Apparently, some people experience this as The Third Degree, and do not much enjoy the treatment. It is not that I am trying to pick them apart, but to peek inside and understand them better. I think I believe if I do this,  I can remove some of that pesky unpredictability from human behavior. For me, this is just about ensuring a high degree of accuracy in communication to facilitate more accurate predictions about the future.  Like any data, the more explicit and specific the information is, the better.




 





First let me say Hawaii was beautiful. Unquestionably, utterly, beautiful. And I had a pretty damn good time. There were some… intense moments, but it was a truly memorable and positive experience. More travel for me, yes, that.

There were more shades of it here than e'er I knew

I am not well-rounded. I am more like one of those weird dice you use for D&D that have big flat sides to fall on that are kinda hard to roll. I don’t have a broad variety of skills, but rather a few things at which I am particularly good.

My mother tells me I could sing before I could talk. That nights when I was 7 or 8 months old, she could hear me making a sighing noise from my crib, little wordless tunes. Nothing else I can do gives me as much pleasure. It lights me up inside and dispels the darkness all around me.

When I am feeling especially in need of something beautiful I will go find a spot with the kind of accoustics you used to only find in church; echoing, ringing, enveloping. I will lift my voice until the sound rolls over and through me raising the hair on the back of my neck and sending shivers through my skin.

Heathen that I am, it’s rather ironic that my voice is best suited for the cathedral. Likewise, I am not much a fan of opera, but I have a Big Voice and a very high range. A vocal coach once marvelled that I could sing several notes higher than the higest not that anyone bothers to write. That capacity to reach those heights has diminished some with age, but a few years ago a friend of mine was making an album and asked me to sing for her. There was a particular sustained note that would overlay parts of the chorus and it was far too high for her range. She had been very generous with her time and helping me record some of my own music, so I was more than happy to oblige. Later, after she had mastered the whole record she presented me with a copy, she told me that all the while she was sequencing the vocals, hers would come through the mixer as a somewhat jagged and uneven line but that when she put my voice through it made a perfect sine wave. This made me giddy.

I sing in the car, I sing at work, I sing at the gym, while I shop, and when I’m riding the bus or walking down the street. Occasionally people look at me with a quizzical or annoyed expression, but for the most part I am happy to say, other people seem to enjoy it when I sing too.
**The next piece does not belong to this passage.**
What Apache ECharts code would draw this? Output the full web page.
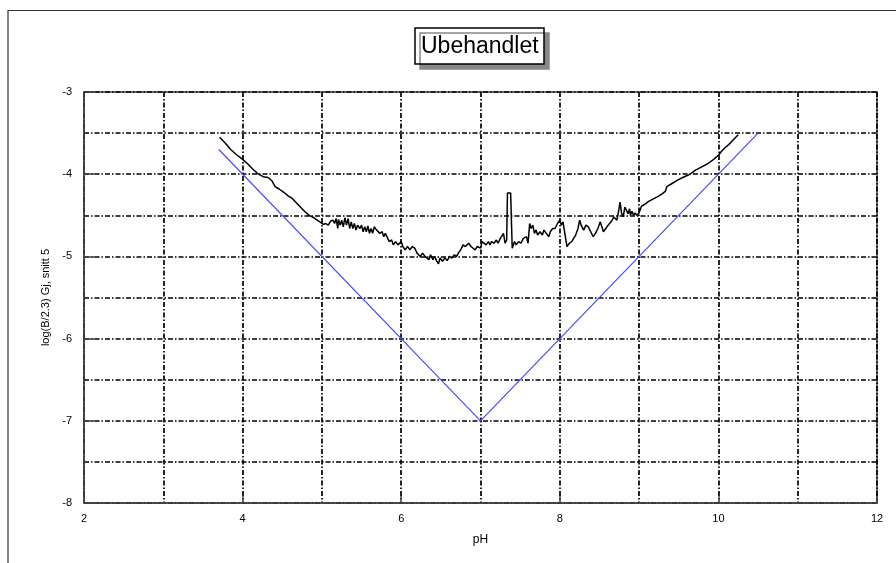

Lucky me.

when i was about 12 years old, i went to live with my dad. it was a fairly typical thing for an adolescent girl to do; tension with mother had reached a breaking point, the hateful stepfather, extra hateful. i’d had enough of the tyrrany and was looking forward to some freedom and peace.

it turns out, i was looking in the wrong place, but that is not the point in this particular narrative. what is the point, is that when i arrived on my father’s doorstep, i owned exactly one pair of shoes. they had serious holes in them. i would stand out in the rain and my feet would get wet. i was accustomed to this, but not inured. i told my dad i needed some money for a new pair of shoes. after some struggle, i got the shoes. and then, something strange happened; i got another pair of shoes.

this was unprecedented. i had always just had one pair at a time. it was heady and strange to be able to decide which shoes i was going to wear that day. i remember sitting in my room feeling giddy at the prospect. and it didn’t stop there. unlike my mother who harbors a profound disdain for the acquisition of things, my dad, he comes from stuff-likers. so. suddenly, i had stuff. items were given to me and neither rescinded nor destroyed. as such, i was able to amass a selection of things. and though i knew intellectually i was going to be able to keep these things, i became rather attached to the notion of having stuff, keeping that stuff, and getting new stuff to join it.

and in this way, i am still pretty much 12 years old.

never is this more apparent than when i cleaning. my god, i have a lot of stuff. stuff from when i was in middle school. stuff from my marriage. stuff from i have no idea where. even when i have nowhere to put it, and i am oppressed by it, i am very very reluctant to let it go. and of course, i still want more stuff too…

and what’s more, now hodie has a lot of stuff. toys, games, clothes, electronics, art supplies, books, costumes, gee-gaws, etc etc ad infinitum. as we were sorting through her room in the annual “pre-first-day-of-school-clean-and-purge” i was stunned by the quantity of crap my daughter has managed to collect. and most of this is my fault. i have definitely trained her to hold on to things; or more precisely i have encouraged her to hold on to things she would pretty much be perfectly happy to let go of. for you see, unlike her mother, she does not have deprivation consciousness, because for the most part, she has been deprived of nothing.

and so today. as we were cleaning her room, i did something i have never done before. i told her she could get rid of whatever she liked. she was not obligated to consult me about what to keep and what to be rid of. she could send off whatever struck her fancy. i didnt encourage her to to keep anything she did not want for her own purposes, and i let go the need to dictate where the things that were left ought to go. as long as everything had a place, i wasnt going to try to insist on placement or particulars; just that things were relatively tidy after all was said and done.

she was judicious for the most part. lots of books from when she was 2, stuffies she hadn’t even looked at in months, gifts from people years out of her life. she arranged her remaining things in a riot across all the flat surfaces of her room in a way that makes my fingers itch with organizational longing, but i resisted and praised her diligence.

i am happy to say that hodie does not seem to care nearly as much as i do about stuff. that she’s generally pretty happy to have it, but that it doesnt seem to be something she gives all that much thought to. and in this way, i like to think i have done a good job. the shrug of her shoulders, in the face of all those things, my best reward. even better than stuff.